*What is asked:*
The listing below begins with the first line you should copy; stop after the line containing "(xr) at (682,0);", and drop every picture.

####

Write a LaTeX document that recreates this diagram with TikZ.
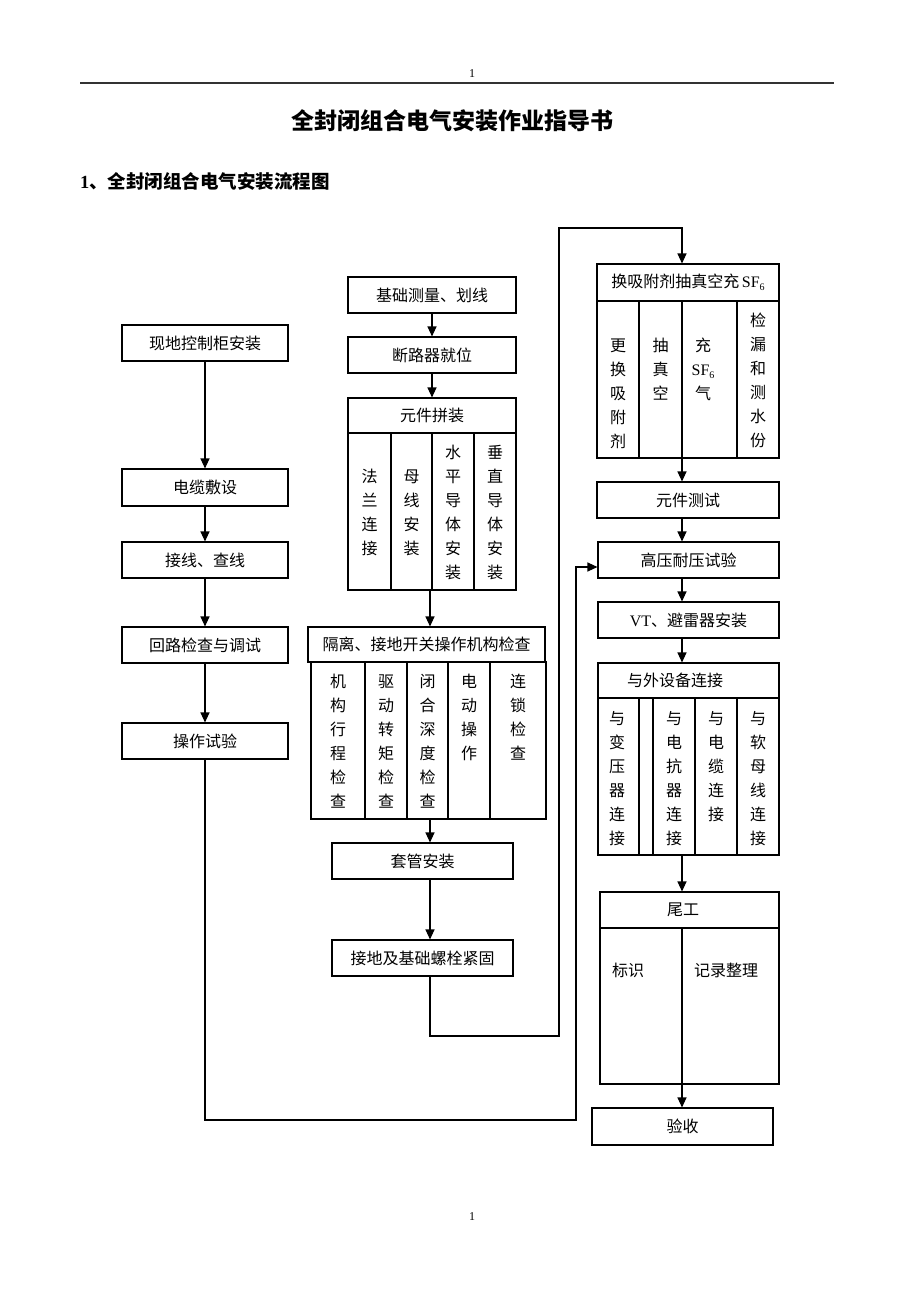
\documentclass[tikz,border=0pt]{standalone}
\usepackage{fontspec}
\setmainfont{Liberation Serif}
\newfontfamily\cjk{Noto Sans CJK SC}
\newfontfamily\lat{Liberation Serif}
\usetikzlibrary{arrows.meta,calc}
\newcommand{\subsix}{\raisebox{-2.5pt}{\fontsize{10}{10}\selectfont 6}}
\begin{document}
\begin{tikzpicture}[x=1pt,y=-1pt,
  box/.style={draw, line width=1.1pt, inner sep=0pt, font=\cjk\fontsize{16}{24}\selectfont},
  colbox/.style={draw, line width=1.1pt, inner sep=0pt},
  lbl/.style={inner sep=0pt, font=\cjk\fontsize{16}{24}\selectfont},
  vtxt/.style={lbl, align=center, anchor=north},
  ln/.style={line width=1.1pt},
  arr/.style={line width=1.1pt, -{Triangle[length=10pt,width=9pt]}}]
\fill[white] (0,0) rectangle (920,1302);
\useasboundingbox (0,0) rectangle (920,1302);

% header
\draw[line width=1.2pt, black!80] (80,83) coordinate (hl) -- (834,83) coordinate (hr);
\node[inner sep=0pt, font=\lat\fontsize{12}{14}\selectfont] (pg1) at (472,74) {1};
\node[inner sep=0pt, font=\lat\fontsize{12}{14}\selectfont] (pg2) at (472,1217) {1};
\node[inner sep=0pt, font=\cjk\bfseries\fontsize{23}{28}\selectfont] (title) at (452,121) {全封闭组合电气安装作业指导书};
\node[inner sep=0pt, anchor=west] (sub) at (80,181) {{\lat\bfseries\fontsize{18.5}{22}\selectfont 1}{\cjk\bfseries\fontsize{18.5}{22}\selectfont 、全封闭组合电气安装流程图}};

% helper coordinates
\coordinate (xm) at (430,0);
\coordinate (xr) at (682,0);

% left column
\node[box, minimum width=166, minimum height=36] (a1) at (205,343) {现地控制柜安装};
\node[box, minimum width=166, minimum height=37] (a2) at (205,487.5) {电缆敷设};
\node[box, minimum width=166, minimum height=36] (a3) at (205,560) {接线、查线};
\node[box, minimum width=166, minimum height=36] (a4) at (205,645) {回路检查与调试};
\node[box, minimum width=166, minimum height=36] (a5) at (205,741) {操作试验};
\draw[arr] (a1) -- (a2);
\draw[arr] (a2) -- (a3);
\draw[arr] (a3) -- (a4);
\draw[arr] (a4) -- (a5);

% middle column
\node[box, minimum width=168, minimum height=36] (b1) at (432,295) {基础测量、划线};
\node[box, minimum width=168, minimum height=36] (b2) at (432,355) {断路器就位};
\node[box, minimum width=168, minimum height=35] (b3h) at (432,415.5) {元件拼装};
\node[colbox, minimum width=43, minimum height=157] (b3k1) at (369.5,511.5) {};
\node[colbox, minimum width=41, minimum height=157] (b3k2) at (411.5,511.5) {};
\node[colbox, minimum width=42, minimum height=157] (b3k3) at (453,511.5) {};
\node[colbox, minimum width=42, minimum height=157] (b3k4) at (495,511.5) {};
\node[vtxt] (b3t1) at (369.5,469.25) {法\\兰\\连\\接};
\node[vtxt] (b3t2) at (411.5,469.25) {母\\线\\安\\装};
\node[vtxt] (b3t3) at (453,445.25) {水\\平\\导\\体\\安\\装};
\node[vtxt] (b3t4) at (495,445.25) {垂\\直\\导\\体\\安\\装};

\node[box, minimum width=237, minimum height=35] (b4h) at (426.5,644.5) {隔离、接地开关操作机构检查};
\node[colbox, minimum width=54, minimum height=157] (b4k1) at (338,740.5) {};
\node[colbox, minimum width=42, minimum height=157] (b4k2) at (386,740.5) {};
\node[colbox, minimum width=41, minimum height=157] (b4k3) at (427.5,740.5) {};
\node[colbox, minimum width=42, minimum height=157] (b4k4) at (469,740.5) {};
\node[colbox, minimum width=56, minimum height=157] (b4k5) at (518,740.5) {};
\node[vtxt] (b4t1) at (338,674.25) {机\\构\\行\\程\\检\\查};
\node[vtxt] (b4t2) at (386,674.25) {驱\\动\\转\\矩\\检\\查};
\node[vtxt] (b4t3) at (427.5,674.25) {闭\\合\\深\\度\\检\\查};
\node[vtxt] (b4t4) at (469,674.25) {电\\动\\操\\作};
\node[vtxt] (b4t5) at (518,674.25) {连\\锁\\检\\查};

\node[box, minimum width=181, minimum height=36] (b5) at (422.5,861) {套管安装};
\node[box, minimum width=181, minimum height=36] (b6) at (422.5,958) {接地及基础螺栓紧固};

\draw[arr] (b1) -- (b2);
\draw[arr] (b2) -- (b3h);
\draw[arr] (xm |- b3k2.south) -- (xm |- b4h.north);
\draw[arr] (xm |- b4k3.south) -- (xm |- b5.north);
\draw[arr] (xm |- b5.south) -- (xm |- b6.north);

% right column
\node[box, minimum width=182, minimum height=37] (c1h) at (688,282.5) {换吸附剂抽真空充\,{\lat SF\subsix}};
\node[colbox, minimum width=42, minimum height=157] (c1k1) at (618,379.5) {};
\node[colbox, minimum width=43, minimum height=157] (c1k2) at (660.5,379.5) {};
\node[colbox, minimum width=55, minimum height=157] (c1k3) at (709.5,379.5) {};
\node[colbox, minimum width=42, minimum height=157] (c1k4) at (758,379.5) {};
\node[vtxt] (c1t1) at (618,338.25) {更\\换\\吸\\附\\剂};
\node[vtxt] (c1t2) at (660.5,338.25) {抽\\真\\空};
\node[vtxt] (c1t3) at (703,338.25) {充\\{\lat SF\subsix}\\气};
\node[vtxt] (c1t4) at (758,312.25) {检\\漏\\和\\测\\水\\份};

\node[box, minimum width=182, minimum height=36] (c2) at (688,500) {元件测试};
\node[box, minimum width=181, minimum height=36] (c3) at (688.5,560) {高压耐压试验};
\node[box, minimum width=181, minimum height=36] (c4) at (688.5,620) {{\lat VT}、避雷器安装};
\node[box, minimum width=181, minimum height=35] (c5h) at (688.5,680.5) {与外设备连接\hspace*{27pt}};
\node[colbox, minimum width=41, minimum height=157] (c5k1) at (618.5,776.5) {};
\node[colbox, minimum width=14, minimum height=157] (c5k2) at (646,776.5) {};
\node[colbox, minimum width=42, minimum height=157] (c5k3) at (674,776.5) {};
\node[colbox, minimum width=42, minimum height=157] (c5k4) at (716,776.5) {};
\node[colbox, minimum width=42, minimum height=157] (c5k5) at (758,776.5) {};
\node[vtxt] (c5t1) at (617,711.25) {与\\变\\压\\器\\连\\接};
\node[vtxt] (c5t2) at (674,711.25) {与\\电\\抗\\器\\连\\接};
\node[vtxt] (c5t3) at (716,711.25) {与\\电\\缆\\连\\接};
\node[vtxt] (c5t4) at (758,711.25) {与\\软\\母\\线\\连\\接};

\node[box, minimum width=179, minimum height=36] (c6h) at (689.5,910) {尾工\hspace*{13pt}};
\node[colbox, minimum width=179, minimum height=156] (c6b) at (689.5,1006) {};
\node[lbl] (c6t1) at (628,970) {标识};
\node[lbl] (c6t2) at (726,970) {记录整理};
\node[box, minimum width=181, minimum height=37] (c7) at (682.5,1126.5) {验收};

\draw[arr] (xr |- c1k2.south) -- (xr |- c2.north);
\draw[arr] (xr |- c2.south) -- (xr |- c3.north);
\draw[arr] (xr |- c3.south) -- (xr |- c4.north);
\draw[arr] (xr |- c4.south) -- (xr |- c5h.north);
\draw[arr] (xr |- c5k3.south) -- (xr |- c6h.north);
\draw[arr] (xr |- c6h.south) -- (xr |- c7.north);

% long connectors
\coordinate (lp1) at (559,1036);
\coordinate (lp2) at (559,228);
\draw[arr] (xm |- b6.south) |- (lp1) -- (lp2) -| (xr |- c1h.north);
\coordinate (lp3) at (576,1120);
\coordinate (lp4) at (576,567);
\draw[arr] (a5.south) |- (lp3) -- (lp4) -- (c3.west |- lp4);
\end{tikzpicture}
\end{document}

####

*Output below:*
Write a LaTeX document that recreates this diagram with TikZ.
\documentclass[tikz,border=0pt]{standalone}
\usepackage{fontspec}
\setmainfont{Liberation Serif}
\newfontfamily\cjk{Noto Sans CJK SC}
\newfontfamily\lat{Liberation Serif}
\usetikzlibrary{arrows.meta,calc}
\newcommand{\subsix}{\raisebox{-2.5pt}{\fontsize{10}{10}\selectfont 6}}
\begin{document}
\begin{tikzpicture}[x=1pt,y=-1pt,
  box/.style={draw, line width=1.1pt, inner sep=0pt, font=\cjk\fontsize{16}{24}\selectfont},
  colbox/.style={draw, line width=1.1pt, inner sep=0pt},
  lbl/.style={inner sep=0pt, font=\cjk\fontsize{16}{24}\selectfont},
  vtxt/.style={lbl, align=center, anchor=north},
  ln/.style={line width=1.1pt},
  arr/.style={line width=1.1pt, -{Triangle[length=10pt,width=9pt]}}]
\fill[white] (0,0) rectangle (920,1302);
\useasboundingbox (0,0) rectangle (920,1302);

% header
\draw[line width=1.2pt, black!80] (80,83) coordinate (hl) -- (834,83) coordinate (hr);
\node[inner sep=0pt, font=\lat\fontsize{12}{14}\selectfont] (pg1) at (472,74) {1};
\node[inner sep=0pt, font=\lat\fontsize{12}{14}\selectfont] (pg2) at (472,1217) {1};
\node[inner sep=0pt, font=\cjk\bfseries\fontsize{23}{28}\selectfont] (title) at (452,121) {全封闭组合电气安装作业指导书};
\node[inner sep=0pt, anchor=west] (sub) at (80,181) {{\lat\bfseries\fontsize{18.5}{22}\selectfont 1}{\cjk\bfseries\fontsize{18.5}{22}\selectfont 、全封闭组合电气安装流程图}};

% helper coordinates
\coordinate (xm) at (430,0);
\coordinate (xr) at (682,0);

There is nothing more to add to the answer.